Common Sense

Last week, I visited Strive. Strive is the beneficiary of Gotham and an organization that Gotham Gives has funded for the past few years. Strive helps those who have faced tough times, many previously incarcerated, educate and support each individual’s career.

We met a class of people who had only been there for four days and another group who had been in the program for longer. They were in the middle of a class, highlighting three things that frustrate them and how they should work through that. It was pretty impressive. This might seem like common sense for many, but the people going through this program have not had the luxury of an education to see the light.
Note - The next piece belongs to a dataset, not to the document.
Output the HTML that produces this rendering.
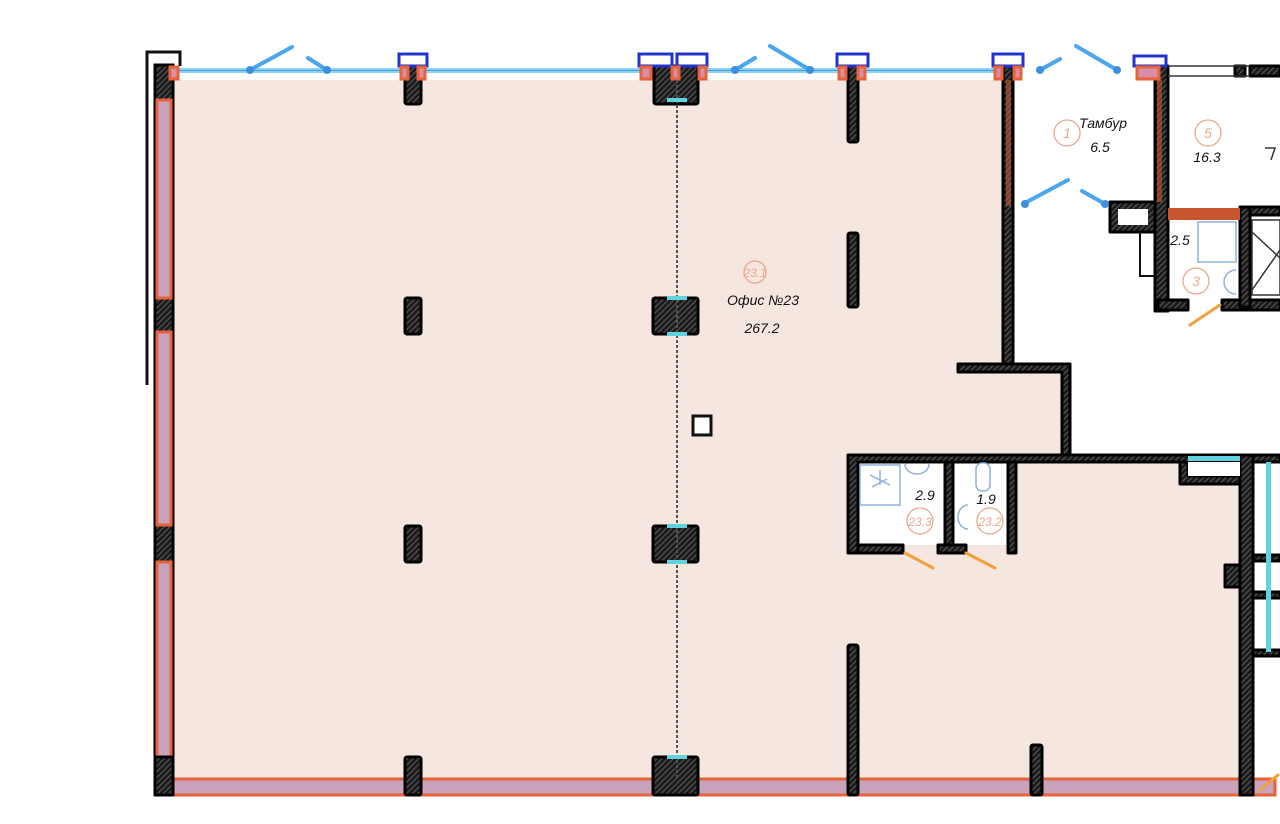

Then I watched a reel on Instagram about a program in the 1960s commissioned by NASA, which hired George Land to help them think about how they could employ more geniuses. They started with 1600 five-year-olds with creativity tests and found out that 98% of them qualified as geniuses. They came back five years later and found out that it was down to 30%; five years later, at 15, it was down to 12%, and at adults, it was 2%. Why? They equated it to school. Land said, “Uncreative behavior and thinking is learned.”
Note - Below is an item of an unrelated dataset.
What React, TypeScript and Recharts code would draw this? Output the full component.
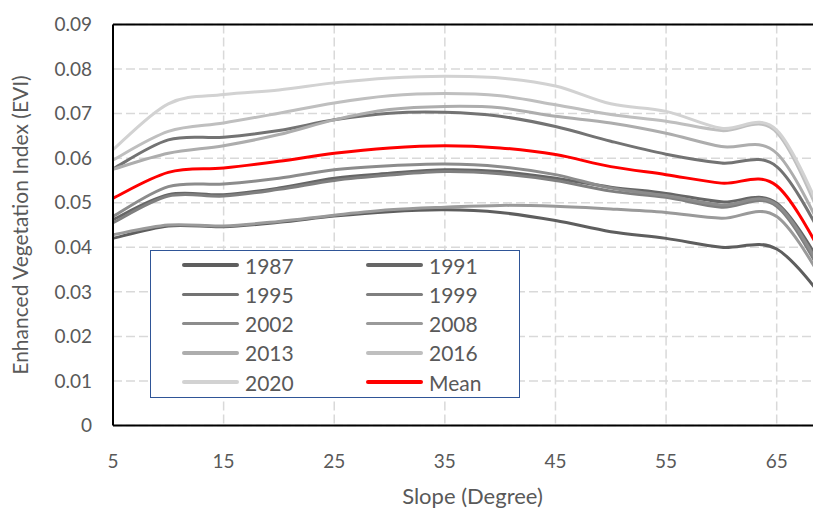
import React from 'react';
import { LineChart, Line, XAxis, YAxis, CartesianGrid, Legend, ReferenceLine, Label } from 'recharts';

const slopes = [5, 10, 15, 20, 25, 30, 35, 40, 45, 50, 55, 60, 65, 70];

const evi1987 = [0.0420, 0.0448, 0.0446, 0.0456, 0.0470, 0.0480, 0.0484, 0.0478, 0.0460, 0.0435, 0.0420, 0.0400, 0.0396, 0.0262];
const evi1991 = [0.0462, 0.0518, 0.0518, 0.0533, 0.0555, 0.0566, 0.0574, 0.0570, 0.0555, 0.0535, 0.0521, 0.0502, 0.0499, 0.0322];
const evi1995 = [0.0576, 0.0641, 0.0647, 0.0662, 0.0686, 0.0701, 0.0703, 0.0694, 0.0671, 0.0638, 0.0609, 0.0589, 0.0581, 0.0385];
const evi1999 = [0.0455, 0.0515, 0.0515, 0.0530, 0.0550, 0.0562, 0.0570, 0.0565, 0.0550, 0.0526, 0.0512, 0.0490, 0.0492, 0.0300];
const evi2002 = [0.0469, 0.0536, 0.0542, 0.0555, 0.0574, 0.0583, 0.0587, 0.0581, 0.0563, 0.0533, 0.0516, 0.0495, 0.0496, 0.0310];
const evi2008 = [0.0428, 0.0450, 0.0448, 0.0458, 0.0472, 0.0484, 0.0490, 0.0494, 0.0492, 0.0486, 0.0478, 0.0465, 0.0469, 0.0292];
const evi2013 = [0.0575, 0.0611, 0.0628, 0.0653, 0.0686, 0.0709, 0.0716, 0.0713, 0.0694, 0.0679, 0.0656, 0.0626, 0.0611, 0.0395];
const evi2016 = [0.0596, 0.0660, 0.0679, 0.0701, 0.0724, 0.0740, 0.0745, 0.0740, 0.0720, 0.0698, 0.0683, 0.0662, 0.0658, 0.0410];
const evi2020 = [0.0619, 0.0722, 0.0743, 0.0753, 0.0769, 0.0780, 0.0784, 0.0780, 0.0762, 0.0722, 0.0705, 0.0667, 0.0663, 0.0425];
const eviMean = [0.0510, 0.0568, 0.0578, 0.0593, 0.0611, 0.0623, 0.0628, 0.0623, 0.0608, 0.0581, 0.0563, 0.0544, 0.0538, 0.0345];

const xTicks = [5, 15, 25, 35, 45, 55, 65];
const yTicks = [0, 0.01, 0.02, 0.03, 0.04, 0.05, 0.06, 0.07, 0.08, 0.09];

const series = [
  { key: '1987', values: evi1987, color: '#5e5e5e' },
  { key: '1991', values: evi1991, color: '#666666' },
  { key: '1995', values: evi1995, color: '#737373' },
  { key: '1999', values: evi1999, color: '#7f7f7f' },
  { key: '2002', values: evi2002, color: '#8c8c8c' },
  { key: '2008', values: evi2008, color: '#9a9a9a' },
  { key: '2013', values: evi2013, color: '#adadad' },
  { key: '2016', values: evi2016, color: '#bfbfbf' },
  { key: '2020', values: evi2020, color: '#d2d2d2' },
  { key: 'Mean', values: eviMean, color: '#ff0000' },
];

const data = slopes.map((s, i) => {
  const row: Record<string, number> = { slope: s };
  series.forEach(sr => { row[sr.key] = sr.values[i]; });
  return row;
});

// Excel style smoothed line (bezier with 1/6 tangents)
const excelCurve = (context: any) => {
  let xs: number[] = [];
  let ys: number[] = [];
  return {
    areaStart() {},
    areaEnd() {},
    lineStart() { xs = []; ys = []; },
    point(x: number, y: number) { xs.push(+x); ys.push(+y); },
    lineEnd() {
      const n = xs.length;
      if (!n) return;
      context.moveTo(xs[0], ys[0]);
      for (let i = 0; i < n - 1; i++) {
        const p = Math.max(i - 1, 0);
        const q = Math.min(i + 2, n - 1);
        context.bezierCurveTo(
          xs[i] + (xs[i + 1] - xs[p]) / 6, ys[i] + (ys[i + 1] - ys[p]) / 6,
          xs[i + 1] - (xs[q] - xs[i]) / 6, ys[i + 1] - (ys[q] - ys[i]) / 6,
          xs[i + 1], ys[i + 1]
        );
      }
    },
  };
};

const font = 'Lato, "Liberation Sans", sans-serif';
const textColor = '#595959';

function LegendBox() {
  return (
    <div
      style={{
        position: 'relative',
        width: 370,
        height: 148,
        boxSizing: 'border-box',
        border: '1.5px solid #2f5597',
        background: '#fff',
        fontFamily: font,
        fontSize: 21,
        color: textColor,
      }}
    >
      {series.map((sr, i) => {
        const col = i % 2;
        const row = Math.floor(i / 2);
        return (
          <div
            key={sr.key}
            style={{
              position: 'absolute',
              left: col === 0 ? 31 : 215,
              top: row * 29.3,
              height: 28,
              display: 'flex',
              alignItems: 'center',
            }}
          >
            <div style={{ width: 57, height: 3.5, background: sr.color, borderRadius: 2, marginRight: 6 }} />
            <span>{sr.key}</span>
          </div>
        );
      })}
    </div>
  );
}

export default function App() {
  return (
    <div style={{ width: 813, height: 505, overflow: 'hidden', position: 'relative' }}>
      <LineChart
        width={830}
        height={505}
        data={data}
        margin={{ top: 16.5, right: 6, left: 0, bottom: 0 }}
      >
        <CartesianGrid stroke="#d9d9d9" strokeWidth={1.5} strokeDasharray="9 4" />
        <XAxis
          dataKey="slope"
          type="number"
          domain={[5, 70]}
          ticks={xTicks}
          allowDataOverflow
          height={87.5}
          stroke="#000"
          strokeWidth={2}
          tickLine={false}
          tickSize={0}
          tickMargin={29}
          tick={{ fill: textColor, fontSize: 19, fontFamily: font }}
        >
          <Label
            value="Slope (Degree)"
            position="insideBottom"
            offset={9}
            style={{ fill: textColor, fontSize: 22, fontFamily: font }}
          />
        </XAxis>
        <YAxis
          type="number"
          domain={[0, 0.09]}
          ticks={yTicks}
          allowDataOverflow
          width={105}
          stroke="#000"
          strokeWidth={2}
          tickLine={false}
          tickSize={0}
          tickMargin={21}
          tickFormatter={(v: number) => (v === 0 ? '0' : v.toFixed(2))}
          tick={{ fill: textColor, fontSize: 19, fontFamily: font }}
        >
          <Label
            value="Enhanced Vegetation Index (EVI)"
            angle={-90}
            position="insideLeft"
            offset={13}
            style={{ fill: textColor, fontSize: 21, fontFamily: font, textAnchor: 'middle' }}
          />
        </YAxis>
        <ReferenceLine y={0.09} stroke="#000" strokeWidth={2} />
        {series.map(sr => (
          <Line
            key={sr.key}
            dataKey={sr.key}
            type={excelCurve as any}
            stroke={sr.color}
            strokeWidth={3}
            dot={false}
            activeDot={false}
            isAnimationActive={false}
          />
        ))}
        <Legend
          layout="vertical"
          align="center"
          verticalAlign="middle"
          wrapperStyle={{ left: 142, top: 242, width: 370, height: 148 }}
          content={() => <LegendBox />}
        />
      </LineChart>
    </div>
  );
}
As I sat in that classroom, I wondered how we let all these people slip through the cracks by dimming down their brains. I have seen organizations hand young children in underserved communities a violin, and fast forward many years, and they are all playing at Carnegie Hall. That highlights that creativity, aka the 98% of geniuses at age five, must be given that stimulation and ability to solve problems throughout their education to remain inventive thinkers.

The data is there, and I ask, why are we dumbing down our education in this country instead of pouring as much money as possible into various programs for different thinkers? The amount of money we would spend in the short term would change the trajectory of people’s lives, our communities, and our country. Why aren’t we paying our teachers a good wage so more people go into education?

As always, it makes zero sense or common sense.